[start RECORDS FOR THE EXERCISE]

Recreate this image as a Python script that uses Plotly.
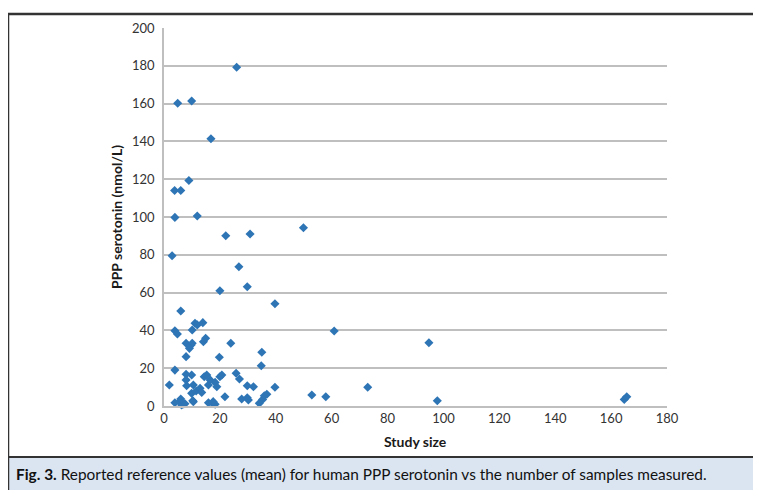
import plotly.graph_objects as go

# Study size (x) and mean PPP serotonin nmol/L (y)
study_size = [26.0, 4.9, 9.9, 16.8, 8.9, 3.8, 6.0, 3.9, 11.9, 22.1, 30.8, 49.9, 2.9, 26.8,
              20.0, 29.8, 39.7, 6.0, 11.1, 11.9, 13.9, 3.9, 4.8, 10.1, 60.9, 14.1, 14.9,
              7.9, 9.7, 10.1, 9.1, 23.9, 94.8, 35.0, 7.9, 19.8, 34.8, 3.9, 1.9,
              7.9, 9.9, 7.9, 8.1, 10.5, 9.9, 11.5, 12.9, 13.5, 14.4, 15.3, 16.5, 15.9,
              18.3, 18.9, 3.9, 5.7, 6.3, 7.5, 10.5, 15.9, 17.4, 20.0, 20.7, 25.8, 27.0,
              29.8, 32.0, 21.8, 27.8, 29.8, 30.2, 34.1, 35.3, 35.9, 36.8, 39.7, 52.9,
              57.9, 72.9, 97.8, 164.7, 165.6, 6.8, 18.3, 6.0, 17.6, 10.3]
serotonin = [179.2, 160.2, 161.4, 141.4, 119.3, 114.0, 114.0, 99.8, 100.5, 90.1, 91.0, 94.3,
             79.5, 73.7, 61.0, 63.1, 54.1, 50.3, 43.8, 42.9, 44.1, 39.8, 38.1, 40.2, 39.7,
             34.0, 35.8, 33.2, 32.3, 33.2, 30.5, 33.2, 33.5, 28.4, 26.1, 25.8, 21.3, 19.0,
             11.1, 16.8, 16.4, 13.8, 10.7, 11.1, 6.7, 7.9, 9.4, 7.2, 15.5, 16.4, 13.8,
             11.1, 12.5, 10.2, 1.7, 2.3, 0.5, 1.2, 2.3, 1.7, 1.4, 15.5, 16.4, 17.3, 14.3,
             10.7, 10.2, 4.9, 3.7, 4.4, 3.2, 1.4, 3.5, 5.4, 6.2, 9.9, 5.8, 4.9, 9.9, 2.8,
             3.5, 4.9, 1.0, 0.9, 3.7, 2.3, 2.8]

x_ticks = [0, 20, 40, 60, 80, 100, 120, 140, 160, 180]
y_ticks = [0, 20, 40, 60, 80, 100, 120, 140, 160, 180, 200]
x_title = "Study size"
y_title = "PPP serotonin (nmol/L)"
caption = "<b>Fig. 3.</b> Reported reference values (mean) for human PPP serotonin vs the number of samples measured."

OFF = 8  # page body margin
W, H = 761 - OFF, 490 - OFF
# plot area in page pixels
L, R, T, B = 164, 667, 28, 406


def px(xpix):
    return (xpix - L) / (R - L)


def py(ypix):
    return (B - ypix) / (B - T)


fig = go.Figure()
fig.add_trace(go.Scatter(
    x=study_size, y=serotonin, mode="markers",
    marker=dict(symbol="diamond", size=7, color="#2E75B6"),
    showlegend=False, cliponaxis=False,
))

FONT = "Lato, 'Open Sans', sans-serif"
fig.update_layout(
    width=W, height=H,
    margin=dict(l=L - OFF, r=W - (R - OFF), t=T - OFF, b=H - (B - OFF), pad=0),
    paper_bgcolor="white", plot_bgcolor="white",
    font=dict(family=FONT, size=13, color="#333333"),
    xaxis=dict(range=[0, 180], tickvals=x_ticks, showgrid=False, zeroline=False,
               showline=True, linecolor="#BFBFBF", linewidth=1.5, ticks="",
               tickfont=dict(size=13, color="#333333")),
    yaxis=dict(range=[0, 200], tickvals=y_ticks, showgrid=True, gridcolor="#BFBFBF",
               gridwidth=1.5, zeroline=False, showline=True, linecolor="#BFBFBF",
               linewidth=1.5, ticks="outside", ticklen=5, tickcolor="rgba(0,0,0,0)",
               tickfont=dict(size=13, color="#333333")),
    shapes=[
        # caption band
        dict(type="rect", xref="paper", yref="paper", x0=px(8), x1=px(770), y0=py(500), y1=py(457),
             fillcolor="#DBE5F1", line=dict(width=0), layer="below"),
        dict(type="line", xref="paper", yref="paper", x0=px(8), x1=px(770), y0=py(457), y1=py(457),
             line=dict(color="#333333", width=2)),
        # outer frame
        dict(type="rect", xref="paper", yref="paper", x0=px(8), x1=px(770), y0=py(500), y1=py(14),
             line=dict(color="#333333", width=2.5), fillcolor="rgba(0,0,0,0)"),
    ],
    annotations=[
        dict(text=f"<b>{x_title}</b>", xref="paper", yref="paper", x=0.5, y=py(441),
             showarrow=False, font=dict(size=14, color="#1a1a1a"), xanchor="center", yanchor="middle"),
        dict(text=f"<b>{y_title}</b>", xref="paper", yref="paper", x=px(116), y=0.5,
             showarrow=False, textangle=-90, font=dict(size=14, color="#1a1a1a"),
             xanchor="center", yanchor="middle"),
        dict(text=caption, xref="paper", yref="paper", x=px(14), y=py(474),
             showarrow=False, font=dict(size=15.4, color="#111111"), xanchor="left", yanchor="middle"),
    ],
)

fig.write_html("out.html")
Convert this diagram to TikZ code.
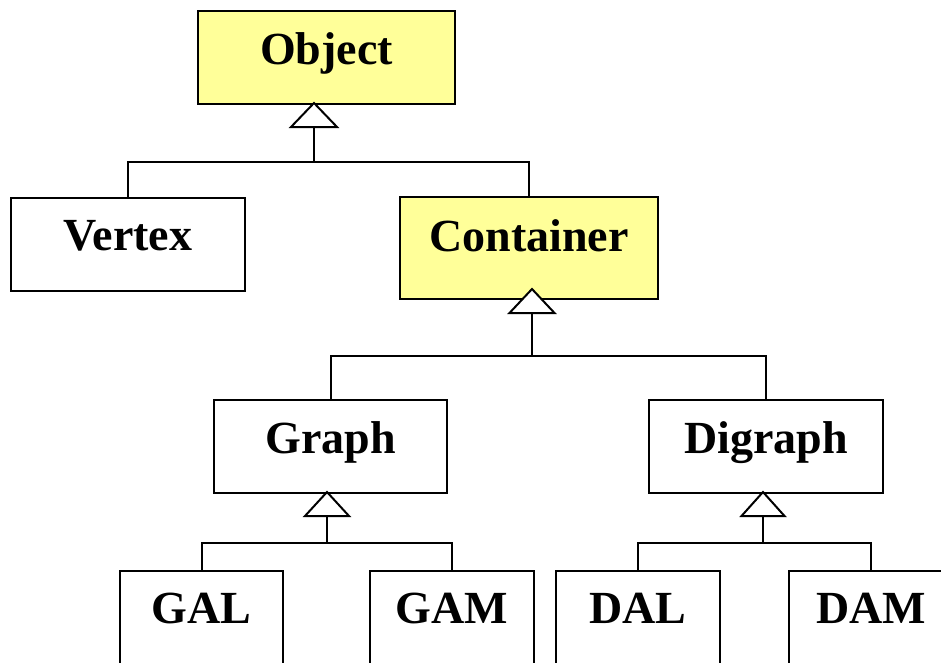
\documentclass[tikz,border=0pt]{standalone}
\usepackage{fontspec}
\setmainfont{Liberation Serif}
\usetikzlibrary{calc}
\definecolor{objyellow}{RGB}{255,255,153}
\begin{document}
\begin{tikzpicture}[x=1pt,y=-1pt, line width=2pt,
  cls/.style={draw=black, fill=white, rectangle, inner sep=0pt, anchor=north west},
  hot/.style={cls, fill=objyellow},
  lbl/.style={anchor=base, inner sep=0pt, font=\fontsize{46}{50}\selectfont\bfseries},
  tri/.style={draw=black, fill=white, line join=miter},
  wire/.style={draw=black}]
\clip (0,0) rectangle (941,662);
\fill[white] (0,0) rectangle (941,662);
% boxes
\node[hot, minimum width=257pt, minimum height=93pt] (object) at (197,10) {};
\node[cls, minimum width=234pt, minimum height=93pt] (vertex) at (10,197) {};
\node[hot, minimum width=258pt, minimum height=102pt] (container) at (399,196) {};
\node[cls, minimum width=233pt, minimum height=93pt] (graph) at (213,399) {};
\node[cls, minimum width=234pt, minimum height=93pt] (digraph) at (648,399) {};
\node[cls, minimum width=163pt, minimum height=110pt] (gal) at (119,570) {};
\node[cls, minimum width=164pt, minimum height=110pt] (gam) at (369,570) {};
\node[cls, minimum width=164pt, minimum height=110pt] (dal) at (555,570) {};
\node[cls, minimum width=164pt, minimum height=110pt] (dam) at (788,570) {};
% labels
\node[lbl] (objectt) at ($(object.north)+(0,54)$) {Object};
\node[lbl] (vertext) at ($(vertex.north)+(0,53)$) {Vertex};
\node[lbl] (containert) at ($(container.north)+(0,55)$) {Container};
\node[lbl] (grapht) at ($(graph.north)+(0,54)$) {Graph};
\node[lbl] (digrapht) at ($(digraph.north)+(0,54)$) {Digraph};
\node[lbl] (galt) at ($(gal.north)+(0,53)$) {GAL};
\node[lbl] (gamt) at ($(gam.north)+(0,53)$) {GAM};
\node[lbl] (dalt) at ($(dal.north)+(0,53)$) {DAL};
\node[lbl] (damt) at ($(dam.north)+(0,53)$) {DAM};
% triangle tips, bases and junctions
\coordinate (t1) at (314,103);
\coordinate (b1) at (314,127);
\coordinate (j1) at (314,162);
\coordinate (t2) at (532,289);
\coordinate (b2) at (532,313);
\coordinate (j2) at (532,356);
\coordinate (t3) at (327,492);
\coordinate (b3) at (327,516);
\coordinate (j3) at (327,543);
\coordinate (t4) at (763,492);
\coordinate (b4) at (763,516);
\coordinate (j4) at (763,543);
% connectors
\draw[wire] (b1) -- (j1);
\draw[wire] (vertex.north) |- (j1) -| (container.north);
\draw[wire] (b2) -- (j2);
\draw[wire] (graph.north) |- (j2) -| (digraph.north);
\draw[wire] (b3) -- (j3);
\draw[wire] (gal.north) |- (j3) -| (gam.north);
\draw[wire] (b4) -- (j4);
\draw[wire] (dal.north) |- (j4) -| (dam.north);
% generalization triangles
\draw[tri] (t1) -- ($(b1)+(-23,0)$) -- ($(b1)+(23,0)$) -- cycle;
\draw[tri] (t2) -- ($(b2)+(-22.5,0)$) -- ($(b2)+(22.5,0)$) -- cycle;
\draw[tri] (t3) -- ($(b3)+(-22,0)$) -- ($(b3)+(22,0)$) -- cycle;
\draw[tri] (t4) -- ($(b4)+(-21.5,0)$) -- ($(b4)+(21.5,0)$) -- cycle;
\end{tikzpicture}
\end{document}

[end RECORDS FOR THE EXERCISE]

* [DIRECTION] From the top of the listing above, repeat each line exactly until you reach the line containing "3.5, 4.9, 1.0, 0.9, 3.7, 2.3, 2.8]", and repeat that one too. Leave the pictures out.

* [RESULT OF THIS EXERCISE]
Recreate this image as a Python script that uses Plotly.
import plotly.graph_objects as go

# Study size (x) and mean PPP serotonin nmol/L (y)
study_size = [26.0, 4.9, 9.9, 16.8, 8.9, 3.8, 6.0, 3.9, 11.9, 22.1, 30.8, 49.9, 2.9, 26.8,
              20.0, 29.8, 39.7, 6.0, 11.1, 11.9, 13.9, 3.9, 4.8, 10.1, 60.9, 14.1, 14.9,
              7.9, 9.7, 10.1, 9.1, 23.9, 94.8, 35.0, 7.9, 19.8, 34.8, 3.9, 1.9,
              7.9, 9.9, 7.9, 8.1, 10.5, 9.9, 11.5, 12.9, 13.5, 14.4, 15.3, 16.5, 15.9,
              18.3, 18.9, 3.9, 5.7, 6.3, 7.5, 10.5, 15.9, 17.4, 20.0, 20.7, 25.8, 27.0,
              29.8, 32.0, 21.8, 27.8, 29.8, 30.2, 34.1, 35.3, 35.9, 36.8, 39.7, 52.9,
              57.9, 72.9, 97.8, 164.7, 165.6, 6.8, 18.3, 6.0, 17.6, 10.3]
serotonin = [179.2, 160.2, 161.4, 141.4, 119.3, 114.0, 114.0, 99.8, 100.5, 90.1, 91.0, 94.3,
             79.5, 73.7, 61.0, 63.1, 54.1, 50.3, 43.8, 42.9, 44.1, 39.8, 38.1, 40.2, 39.7,
             34.0, 35.8, 33.2, 32.3, 33.2, 30.5, 33.2, 33.5, 28.4, 26.1, 25.8, 21.3, 19.0,
             11.1, 16.8, 16.4, 13.8, 10.7, 11.1, 6.7, 7.9, 9.4, 7.2, 15.5, 16.4, 13.8,
             11.1, 12.5, 10.2, 1.7, 2.3, 0.5, 1.2, 2.3, 1.7, 1.4, 15.5, 16.4, 17.3, 14.3,
             10.7, 10.2, 4.9, 3.7, 4.4, 3.2, 1.4, 3.5, 5.4, 6.2, 9.9, 5.8, 4.9, 9.9, 2.8,
             3.5, 4.9, 1.0, 0.9, 3.7, 2.3, 2.8]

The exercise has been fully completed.